病理部 病理診断科
研究活動の概要

病理部門は、循環器疾患の診療に必要な組織病理診断情報を臨床に提供するために、病理解剖と外科手術検体や心筋などの生検材料の病理組織診断を主要な業務としている。これらの検体を活用した広い分野にわたる臨床研究を他科と協力して行っており、循環器系および病理系、一部呼吸器系の学会および学術誌に発表している。病理解剖は今日、世界的にその数は著明に減少している。NCVCにおいても剖検数は10数年前と比べると激減してきた。2022年1月~12月は剖検率が13.6%(年間総数32体)と少ないながらも、その件数は全国では常に上位にランクされている。組織診断件数は数年前から増加傾向にあり、特に心筋生検の数は2022年の1年間で590件と増加傾向を維持している。
また、心・血管を専門とする病理部門は全国的に少なく、この特殊性を生かすため、これまで随時全国の医療機関から循環器系疾患の病理診断のコンサルテーションを受け入れてきた。2022年の1年間で502件と例年に比し著増している。外部施設からの病理検体の作製依頼および診断の有料のコンサルテーションの受け入れ体制を整え、ホームページに公開し、現在30施設以上と契約している。さらに、2020年4月から引き続きアミロイドーシスに関する調査研究に参加しており、心筋生検におけるアミロイド診断についてのコンサルテーション体制を構築している。病理解剖に関しては近隣施設からの病理解剖を受け入れるようにした。

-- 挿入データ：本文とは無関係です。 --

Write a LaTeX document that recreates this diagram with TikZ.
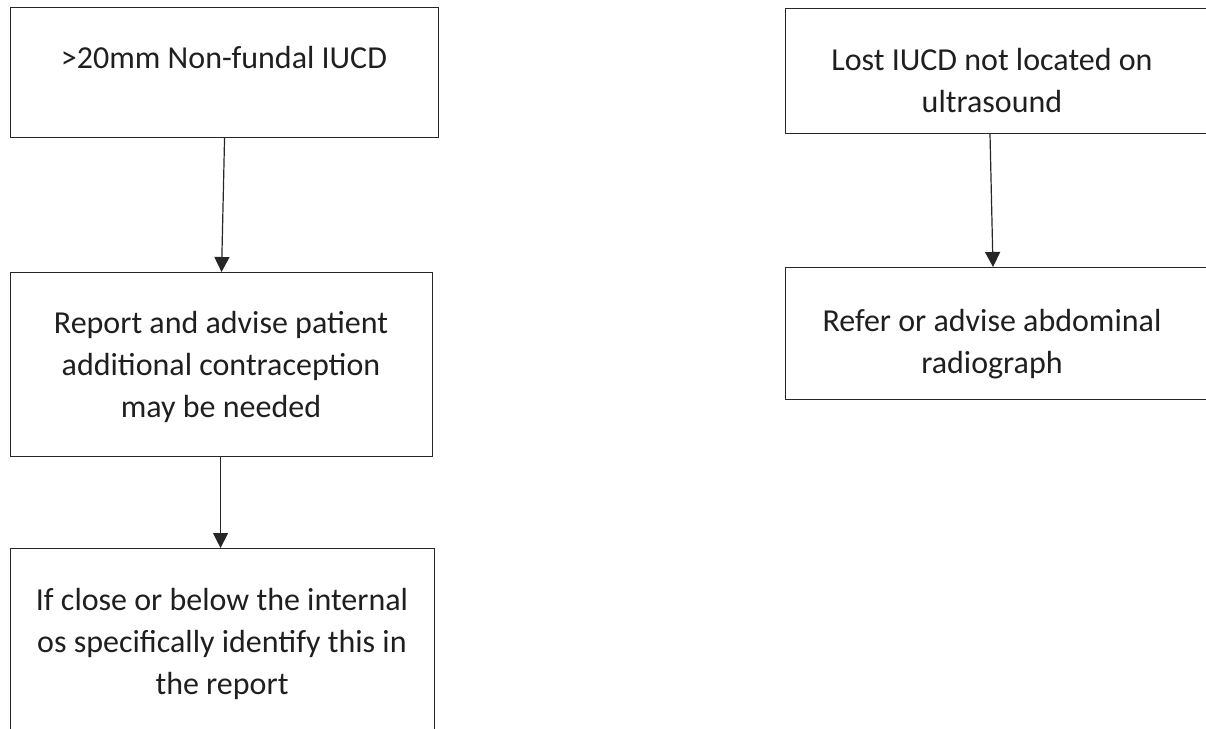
\documentclass[tikz,border=0pt]{standalone}
\usepackage{fontspec}
\setmainfont{Carlito}
\usetikzlibrary{arrows.meta}
\tikzset{
  box/.style={draw=black!85, line width=1.1pt, rectangle, inner sep=0pt, anchor=north west},
  txt/.style={text=black!88, align=center, inner sep=0pt, anchor=base, font=\fontsize{32pt}{42pt}\selectfont},
  conn/.style={draw=black!85, line width=1.2pt, -{Triangle[width=15pt,length=15pt]}}
}
\begin{document}
\begin{tikzpicture}[x=1pt,y=-1pt]
\useasboundingbox (0,0) rectangle (1206,728);
\clip (0,0) rectangle (1206,728);
% left column
\node[box, minimum width=428pt, minimum height=130pt] (A) at (10,7) {};
\node[txt] (At) at (224,68) {>20mm Non-fundal IUCD};
\node[box, minimum width=422pt, minimum height=184pt] (B) at (10,272) {};
\node[txt] (Bt) at (221,417) {Report and advise patient\\additional contraception\\may be needed};
\node[box, minimum width=424pt, minimum height=220pt] (C) at (10,548) {};
\node[txt] (Ct) at (222,694) {If close or below the internal\\os specifically identify this in\\the report};
% right column
\node[box, minimum width=440pt, minimum height=125pt] (D) at (785,8) {};
\node[txt] (Dt) at (992,112) {Lost IUCD not located on\\ultrasound};
\node[box, minimum width=440pt, minimum height=132pt] (E) at (785,267) {};
\node[txt] (Et) at (992,373) {Refer or advise abdominal\\radiograph};
% connectors
\draw[conn] (A.south) -- (B.north);
\draw[conn] ([xshift=-1pt]B.south) -- ([xshift=-1pt]B.south |- C.north);
\draw[conn] ([xshift=205pt]D.south west) -- ([xshift=208pt]E.north west);
\end{tikzpicture}
\end{document}
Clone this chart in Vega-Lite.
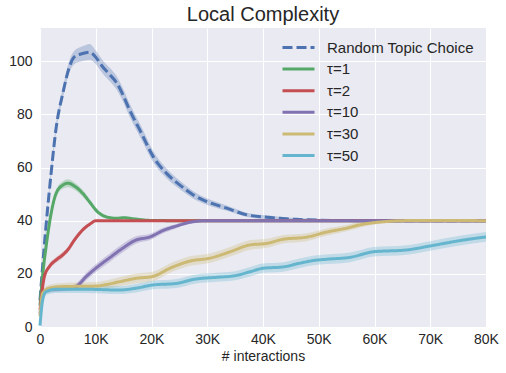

研究については病理部門のスタッフの専門性を生かしつつ、他科と多数の共同研究を行っている。
現在進行中の主な研究テーマは、

  1. 慢性心筋炎の診断基準確立と予後予測因子の探索
  2. 肺高血圧症の病理
  3. 中性脂肪蓄積性心筋血管症の検討
  4. 抗ガン剤投与後の心筋障害に関する病理学的検討
  5. 血栓症の病理
  6. 粥状動脈硬化症の病理

などである。また、他科のレジデントの学術発表や論文の指導も行っている。定期的な心筋生検や病理解剖(全剖検例でCPCを施行)のカンファレンスでは臨床科とのディスカッションが活発に行われている。

その他、NCVCバイオバンク保存のため、病理部門はバイオバンクと協力し病理解剖、周産期検体、移植摘出心などの組織の収集保存を行っている。